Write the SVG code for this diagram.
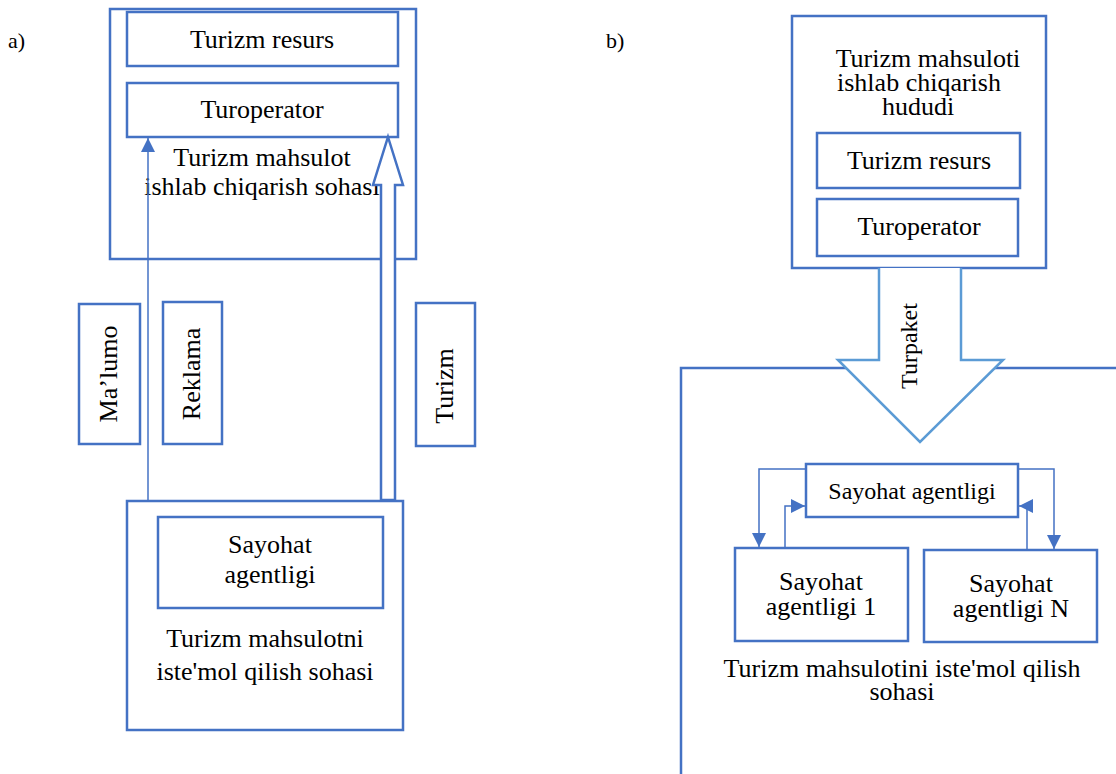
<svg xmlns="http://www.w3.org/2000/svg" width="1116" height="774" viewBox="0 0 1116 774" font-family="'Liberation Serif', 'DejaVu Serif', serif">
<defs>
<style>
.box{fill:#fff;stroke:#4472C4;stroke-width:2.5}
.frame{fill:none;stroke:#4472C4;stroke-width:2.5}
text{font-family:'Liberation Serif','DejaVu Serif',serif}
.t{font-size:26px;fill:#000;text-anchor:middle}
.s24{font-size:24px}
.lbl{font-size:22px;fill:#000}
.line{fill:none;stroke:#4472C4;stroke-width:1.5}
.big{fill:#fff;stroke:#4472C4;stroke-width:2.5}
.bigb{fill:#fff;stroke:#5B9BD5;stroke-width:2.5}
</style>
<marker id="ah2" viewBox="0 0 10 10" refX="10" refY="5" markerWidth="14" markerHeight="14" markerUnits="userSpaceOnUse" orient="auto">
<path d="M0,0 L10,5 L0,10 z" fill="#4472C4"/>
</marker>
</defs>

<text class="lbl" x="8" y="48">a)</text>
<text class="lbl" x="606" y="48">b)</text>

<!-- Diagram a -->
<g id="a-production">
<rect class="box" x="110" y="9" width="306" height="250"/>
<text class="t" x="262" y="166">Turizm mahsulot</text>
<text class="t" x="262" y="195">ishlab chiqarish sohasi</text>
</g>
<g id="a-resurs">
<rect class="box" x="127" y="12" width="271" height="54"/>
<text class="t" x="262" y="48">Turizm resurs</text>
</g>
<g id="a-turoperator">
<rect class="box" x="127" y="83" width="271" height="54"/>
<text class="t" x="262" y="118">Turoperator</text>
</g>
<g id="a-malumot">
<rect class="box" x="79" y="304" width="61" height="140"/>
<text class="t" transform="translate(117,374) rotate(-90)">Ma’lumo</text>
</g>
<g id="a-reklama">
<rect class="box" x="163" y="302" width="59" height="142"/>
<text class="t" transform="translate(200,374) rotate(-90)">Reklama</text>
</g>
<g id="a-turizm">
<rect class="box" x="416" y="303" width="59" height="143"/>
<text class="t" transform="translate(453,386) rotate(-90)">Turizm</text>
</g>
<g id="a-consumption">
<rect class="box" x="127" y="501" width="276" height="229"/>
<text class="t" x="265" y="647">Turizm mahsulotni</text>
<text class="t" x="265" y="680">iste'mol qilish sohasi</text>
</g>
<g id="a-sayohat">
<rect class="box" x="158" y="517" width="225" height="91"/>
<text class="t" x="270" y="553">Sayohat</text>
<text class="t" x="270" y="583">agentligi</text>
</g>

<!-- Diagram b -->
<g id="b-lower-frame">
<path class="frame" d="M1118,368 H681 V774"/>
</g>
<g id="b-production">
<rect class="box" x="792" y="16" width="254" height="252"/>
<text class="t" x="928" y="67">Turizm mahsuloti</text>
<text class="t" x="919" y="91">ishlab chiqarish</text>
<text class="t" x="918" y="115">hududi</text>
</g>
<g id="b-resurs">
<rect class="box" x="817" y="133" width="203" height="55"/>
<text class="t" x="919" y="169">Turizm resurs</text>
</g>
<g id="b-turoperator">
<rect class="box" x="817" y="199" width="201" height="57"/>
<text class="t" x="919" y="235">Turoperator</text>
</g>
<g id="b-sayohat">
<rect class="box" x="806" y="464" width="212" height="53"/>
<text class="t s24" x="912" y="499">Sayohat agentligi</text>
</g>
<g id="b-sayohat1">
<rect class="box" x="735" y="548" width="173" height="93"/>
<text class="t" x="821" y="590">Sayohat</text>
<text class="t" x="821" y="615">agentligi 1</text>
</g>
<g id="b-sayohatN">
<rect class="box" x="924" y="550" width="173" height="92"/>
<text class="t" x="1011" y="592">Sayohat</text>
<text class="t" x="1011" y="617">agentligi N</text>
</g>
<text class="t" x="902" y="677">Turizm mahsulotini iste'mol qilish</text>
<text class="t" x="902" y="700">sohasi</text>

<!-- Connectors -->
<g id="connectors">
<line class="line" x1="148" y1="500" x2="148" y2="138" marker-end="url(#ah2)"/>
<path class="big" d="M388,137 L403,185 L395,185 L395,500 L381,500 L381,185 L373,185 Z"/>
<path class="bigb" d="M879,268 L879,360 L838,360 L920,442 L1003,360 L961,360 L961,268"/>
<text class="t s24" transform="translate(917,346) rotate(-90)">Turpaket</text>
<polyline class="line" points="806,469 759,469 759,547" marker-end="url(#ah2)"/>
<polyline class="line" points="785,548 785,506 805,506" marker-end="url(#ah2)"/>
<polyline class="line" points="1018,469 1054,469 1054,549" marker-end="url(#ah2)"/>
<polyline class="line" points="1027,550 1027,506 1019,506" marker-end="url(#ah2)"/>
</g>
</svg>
---
Strip out the pictures and quote the remaining data word for word.

Write the SVG code for this diagram.
<svg xmlns="http://www.w3.org/2000/svg" width="1116" height="774" viewBox="0 0 1116 774" font-family="'Liberation Serif', 'DejaVu Serif', serif">
<defs>
<style>
.box{fill:#fff;stroke:#4472C4;stroke-width:2.5}
.frame{fill:none;stroke:#4472C4;stroke-width:2.5}
text{font-family:'Liberation Serif','DejaVu Serif',serif}
.t{font-size:26px;fill:#000;text-anchor:middle}
.s24{font-size:24px}
.lbl{font-size:22px;fill:#000}
.line{fill:none;stroke:#4472C4;stroke-width:1.5}
.big{fill:#fff;stroke:#4472C4;stroke-width:2.5}
.bigb{fill:#fff;stroke:#5B9BD5;stroke-width:2.5}
</style>
<marker id="ah2" viewBox="0 0 10 10" refX="10" refY="5" markerWidth="14" markerHeight="14" markerUnits="userSpaceOnUse" orient="auto">
<path d="M0,0 L10,5 L0,10 z" fill="#4472C4"/>
</marker>
</defs>

<text class="lbl" x="8" y="48">a)</text>
<text class="lbl" x="606" y="48">b)</text>

<!-- Diagram a -->
<g id="a-production">
<rect class="box" x="110" y="9" width="306" height="250"/>
<text class="t" x="262" y="166">Turizm mahsulot</text>
<text class="t" x="262" y="195">ishlab chiqarish sohasi</text>
</g>
<g id="a-resurs">
<rect class="box" x="127" y="12" width="271" height="54"/>
<text class="t" x="262" y="48">Turizm resurs</text>
</g>
<g id="a-turoperator">
<rect class="box" x="127" y="83" width="271" height="54"/>
<text class="t" x="262" y="118">Turoperator</text>
</g>
<g id="a-malumot">
<rect class="box" x="79" y="304" width="61" height="140"/>
<text class="t" transform="translate(117,374) rotate(-90)">Ma’lumo</text>
</g>
<g id="a-reklama">
<rect class="box" x="163" y="302" width="59" height="142"/>
<text class="t" transform="translate(200,374) rotate(-90)">Reklama</text>
</g>
<g id="a-turizm">
<rect class="box" x="416" y="303" width="59" height="143"/>
<text class="t" transform="translate(453,386) rotate(-90)">Turizm</text>
</g>
<g id="a-consumption">
<rect class="box" x="127" y="501" width="276" height="229"/>
<text class="t" x="265" y="647">Turizm mahsulotni</text>
<text class="t" x="265" y="680">iste'mol qilish sohasi</text>
</g>
<g id="a-sayohat">
<rect class="box" x="158" y="517" width="225" height="91"/>
<text class="t" x="270" y="553">Sayohat</text>
<text class="t" x="270" y="583">agentligi</text>
</g>

<!-- Diagram b -->
<g id="b-lower-frame">
<path class="frame" d="M1118,368 H681 V774"/>
</g>
<g id="b-production">
<rect class="box" x="792" y="16" width="254" height="252"/>
<text class="t" x="928" y="67">Turizm mahsuloti</text>
<text class="t" x="919" y="91">ishlab chiqarish</text>
<text class="t" x="918" y="115">hududi</text>
</g>
<g id="b-resurs">
<rect class="box" x="817" y="133" width="203" height="55"/>
<text class="t" x="919" y="169">Turizm resurs</text>
</g>
<g id="b-turoperator">
<rect class="box" x="817" y="199" width="201" height="57"/>
<text class="t" x="919" y="235">Turoperator</text>
</g>
<g id="b-sayohat">
<rect class="box" x="806" y="464" width="212" height="53"/>
<text class="t s24" x="912" y="499">Sayohat agentligi</text>
</g>
<g id="b-sayohat1">
<rect class="box" x="735" y="548" width="173" height="93"/>
<text class="t" x="821" y="590">Sayohat</text>
<text class="t" x="821" y="615">agentligi 1</text>
</g>
<g id="b-sayohatN">
<rect class="box" x="924" y="550" width="173" height="92"/>
<text class="t" x="1011" y="592">Sayohat</text>
<text class="t" x="1011" y="617">agentligi N</text>
</g>
<text class="t" x="902" y="677">Turizm mahsulotini iste'mol qilish</text>
<text class="t" x="902" y="700">sohasi</text>

<!-- Connectors -->
<g id="connectors">
<line class="line" x1="148" y1="500" x2="148" y2="138" marker-end="url(#ah2)"/>
<path class="big" d="M388,137 L403,185 L395,185 L395,500 L381,500 L381,185 L373,185 Z"/>
<path class="bigb" d="M879,268 L879,360 L838,360 L920,442 L1003,360 L961,360 L961,268"/>
<text class="t s24" transform="translate(917,346) rotate(-90)">Turpaket</text>
<polyline class="line" points="806,469 759,469 759,547" marker-end="url(#ah2)"/>
<polyline class="line" points="785,548 785,506 805,506" marker-end="url(#ah2)"/>
<polyline class="line" points="1018,469 1054,469 1054,549" marker-end="url(#ah2)"/>
<polyline class="line" points="1027,550 1027,506 1019,506" marker-end="url(#ah2)"/>
</g>
</svg>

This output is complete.